Transcribe the listing exactly, leaving out every picture.

*** Collected material

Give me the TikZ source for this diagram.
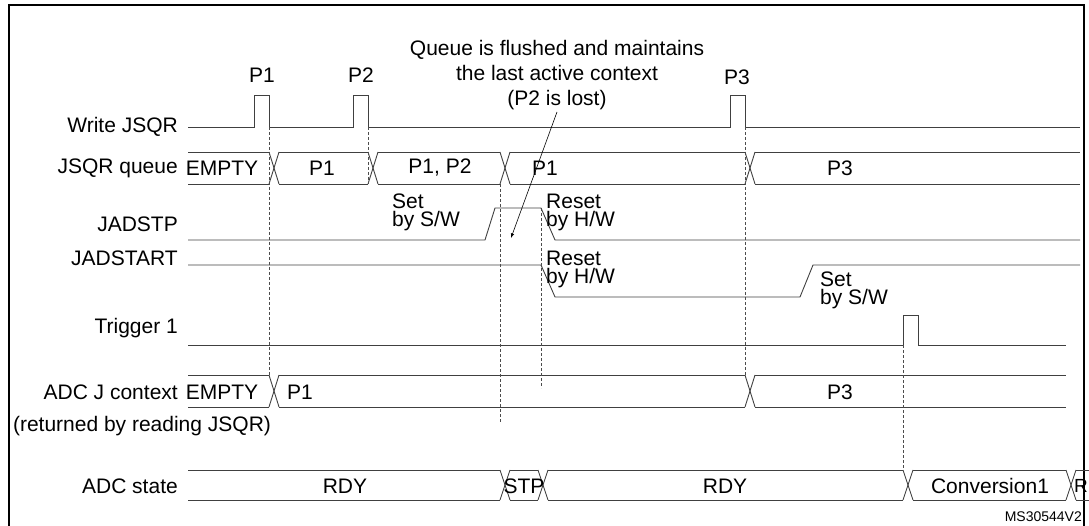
\documentclass[tikz,border=0pt]{standalone}
\usepackage{fontspec}
\setmainfont{Liberation Sans}
\begin{document}
\begin{tikzpicture}[x=1pt,y=-1pt,
  sig/.style={line width=0.9pt,color=black!75},
  guide/.style={line width=0.6pt,color=black!70,dash pattern=on 3pt off 2pt},
  txt/.style={font=\fontsize{21}{24}\selectfont,inner sep=0pt},
  lbl/.style={txt,anchor=east},
  note/.style={txt,align=left,anchor=west,font=\fontsize{21}{18}\selectfont}]
\useasboundingbox (0,0) rectangle (1089,526);
\draw[line width=1.3pt] (9,540) -- (9,5) -- (1084,5) -- (1084,540);
% labels
\node[lbl] (l1) at (178,127) {Write JSQR};
\node[lbl] (l2) at (178,168) {JSQR queue};
\node[lbl] (l3) at (178,224) {JADSTP};
\node[lbl] (l4) at (178,258) {JADSTART};
\node[lbl] (l5) at (178,328) {Trigger 1};
\node[lbl] (l6) at (178,392) {ADC J context};
\node[txt] (l6b) at (142,426) {(returned by reading JSQR)};
\node[lbl] (l7) at (178,486) {ADC state};
% Write JSQR
\draw[sig] (188,127) -- (254,127) -- (254,95) -- (269,95) -- (269,127) -- (353,127) -- (353,95) -- (368,95) -- (368,127)
  -- (730,127) -- (730,95) -- (745,95) -- (745,127) -- (1080,127);
\node[txt] (p1) at (262,75) {P1};
\node[txt] (p2) at (361,75) {P2};
\node[txt] (p3) at (737,77) {P3};
% JSQR queue
\foreach \a/\b in {188/269,279/368,378/500,510/745,755/1080}{
  \draw[sig] (\a,152) -- (\b,152); \draw[sig] (\a,184) -- (\b,184);}
\foreach \a in {269,368,500,745}{
  \draw[sig] (\a,152) -- (\a+10,184); \draw[sig] (\a,184) -- (\a+10,152);}
\node[txt] (q1) at (222,168) {EMPTY};
\node[txt] (q2) at (322,168) {P1};
\node[txt] (q3) at (440,168) {P1, P2};
\node[txt] (q4) at (545,168) {P1};
\node[txt] (q5) at (840,168) {P3};
% JADSTP
\draw[sig] (188,240) -- (485,240) -- (495,208) -- (541,208) -- (555,240) -- (1080,240);
\node[note,anchor=north west] (s1) at (392,194) {Set\\by S/W};
\node[note,anchor=north west] (r1) at (546,194) {Reset\\by H/W};
% JADSTART
\draw[sig] (188,265) -- (541,265) -- (555,297) -- (800,297) -- (813,265) -- (1080,265);
\node[note,anchor=north west] (r2) at (546,251) {Reset\\by H/W};
\node[note,anchor=north west] (s2) at (820,272) {Set\\by S/W};
% Trigger
\draw[sig] (188,345) -- (903,345) -- (903,315) -- (918,315) -- (918,345) -- (1066,345);
% ADC J context
\foreach \a/\b in {188/269,279/745,755/1066}{
  \draw[sig] (\a,375) -- (\b,375); \draw[sig] (\a,407) -- (\b,407);}
\foreach \a in {269,745}{
  \draw[sig] (\a,375) -- (\a+10,407); \draw[sig] (\a,407) -- (\a+10,375);}
\node[txt] (c1) at (222,392) {EMPTY};
\node[txt] (c2) at (300,392) {P1};
\node[txt] (c3) at (840,392) {P3};
% ADC state
\foreach \a/\b in {188/500,510/538,548/903,913/1066,1076/1089}{
  \draw[sig] (\a,470) -- (\b,470); \draw[sig] (\a,500) -- (\b,500);}
\foreach \a in {500,538,903,1066}{
  \draw[sig] (\a,470) -- (\a+10,500); \draw[sig] (\a,500) -- (\a+10,470);}
\node[txt] (a1) at (345,486) {RDY};
\node[txt] (a2) at (524,486) {STP};
\node[txt] (a3) at (725,486) {RDY};
\node[txt] (a4) at (990,486) {Conversion1};
\node[txt,anchor=west,font=\fontsize{19}{22}\selectfont] (a5) at (1074,486) {RDY};
% dashed
\draw[guide] (269,127) -- (269,375);
\draw[guide] (368,127) -- (368,184);
\draw[guide] (500,184) -- (500,422);
\draw[guide] (541,208) -- (541,388);
\draw[guide] (745,127) -- (745,375);
\draw[guide] (903,345) -- (903,470);
% annotation
\node[txt,align=center,font=\fontsize{21}{25}\selectfont] (ann) at (557,75) {Queue is flushed and maintains\\the last active context\\(P2 is lost)};
\coordinate (tip) at (511,238);
\draw[line width=0.6pt,-latex] (ann.south) ++(0,2) -- (tip);
\node[txt,font=\fontsize{14}{16}\selectfont,anchor=east] (ms) at (1082,517) {MS30544V2};
\end{tikzpicture}
\end{document}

******

▶ The solution
Give me the TikZ source for this diagram.
\documentclass[tikz,border=0pt]{standalone}
\usepackage{fontspec}
\setmainfont{Liberation Sans}
\begin{document}
\begin{tikzpicture}[x=1pt,y=-1pt,
  sig/.style={line width=0.9pt,color=black!75},
  guide/.style={line width=0.6pt,color=black!70,dash pattern=on 3pt off 2pt},
  txt/.style={font=\fontsize{21}{24}\selectfont,inner sep=0pt},
  lbl/.style={txt,anchor=east},
  note/.style={txt,align=left,anchor=west,font=\fontsize{21}{18}\selectfont}]
\useasboundingbox (0,0) rectangle (1089,526);
\draw[line width=1.3pt] (9,540) -- (9,5) -- (1084,5) -- (1084,540);
% labels
\node[lbl] (l1) at (178,127) {Write JSQR};
\node[lbl] (l2) at (178,168) {JSQR queue};
\node[lbl] (l3) at (178,224) {JADSTP};
\node[lbl] (l4) at (178,258) {JADSTART};
\node[lbl] (l5) at (178,328) {Trigger 1};
\node[lbl] (l6) at (178,392) {ADC J context};
\node[txt] (l6b) at (142,426) {(returned by reading JSQR)};
\node[lbl] (l7) at (178,486) {ADC state};
% Write JSQR
\draw[sig] (188,127) -- (254,127) -- (254,95) -- (269,95) -- (269,127) -- (353,127) -- (353,95) -- (368,95) -- (368,127)
  -- (730,127) -- (730,95) -- (745,95) -- (745,127) -- (1080,127);
\node[txt] (p1) at (262,75) {P1};
\node[txt] (p2) at (361,75) {P2};
\node[txt] (p3) at (737,77) {P3};
% JSQR queue
\foreach \a/\b in {188/269,279/368,378/500,510/745,755/1080}{
  \draw[sig] (\a,152) -- (\b,152); \draw[sig] (\a,184) -- (\b,184);}
\foreach \a in {269,368,500,745}{
  \draw[sig] (\a,152) -- (\a+10,184); \draw[sig] (\a,184) -- (\a+10,152);}
\node[txt] (q1) at (222,168) {EMPTY};
\node[txt] (q2) at (322,168) {P1};
\node[txt] (q3) at (440,168) {P1, P2};
\node[txt] (q4) at (545,168) {P1};
\node[txt] (q5) at (840,168) {P3};
% JADSTP
\draw[sig] (188,240) -- (485,240) -- (495,208) -- (541,208) -- (555,240) -- (1080,240);
\node[note,anchor=north west] (s1) at (392,194) {Set\\by S/W};
\node[note,anchor=north west] (r1) at (546,194) {Reset\\by H/W};
% JADSTART
\draw[sig] (188,265) -- (541,265) -- (555,297) -- (800,297) -- (813,265) -- (1080,265);
\node[note,anchor=north west] (r2) at (546,251) {Reset\\by H/W};
\node[note,anchor=north west] (s2) at (820,272) {Set\\by S/W};
% Trigger
\draw[sig] (188,345) -- (903,345) -- (903,315) -- (918,315) -- (918,345) -- (1066,345);
% ADC J context
\foreach \a/\b in {188/269,279/745,755/1066}{
  \draw[sig] (\a,375) -- (\b,375); \draw[sig] (\a,407) -- (\b,407);}
\foreach \a in {269,745}{
  \draw[sig] (\a,375) -- (\a+10,407); \draw[sig] (\a,407) -- (\a+10,375);}
\node[txt] (c1) at (222,392) {EMPTY};
\node[txt] (c2) at (300,392) {P1};
\node[txt] (c3) at (840,392) {P3};
% ADC state
\foreach \a/\b in {188/500,510/538,548/903,913/1066,1076/1089}{
  \draw[sig] (\a,470) -- (\b,470); \draw[sig] (\a,500) -- (\b,500);}
\foreach \a in {500,538,903,1066}{
  \draw[sig] (\a,470) -- (\a+10,500); \draw[sig] (\a,500) -- (\a+10,470);}
\node[txt] (a1) at (345,486) {RDY};
\node[txt] (a2) at (524,486) {STP};
\node[txt] (a3) at (725,486) {RDY};
\node[txt] (a4) at (990,486) {Conversion1};
\node[txt,anchor=west,font=\fontsize{19}{22}\selectfont] (a5) at (1074,486) {RDY};
% dashed
\draw[guide] (269,127) -- (269,375);
\draw[guide] (368,127) -- (368,184);
\draw[guide] (500,184) -- (500,422);
\draw[guide] (541,208) -- (541,388);
\draw[guide] (745,127) -- (745,375);
\draw[guide] (903,345) -- (903,470);
% annotation
\node[txt,align=center,font=\fontsize{21}{25}\selectfont] (ann) at (557,75) {Queue is flushed and maintains\\the last active context\\(P2 is lost)};
\coordinate (tip) at (511,238);
\draw[line width=0.6pt,-latex] (ann.south) ++(0,2) -- (tip);
\node[txt,font=\fontsize{14}{16}\selectfont,anchor=east] (ms) at (1082,517) {MS30544V2};
\end{tikzpicture}
\end{document}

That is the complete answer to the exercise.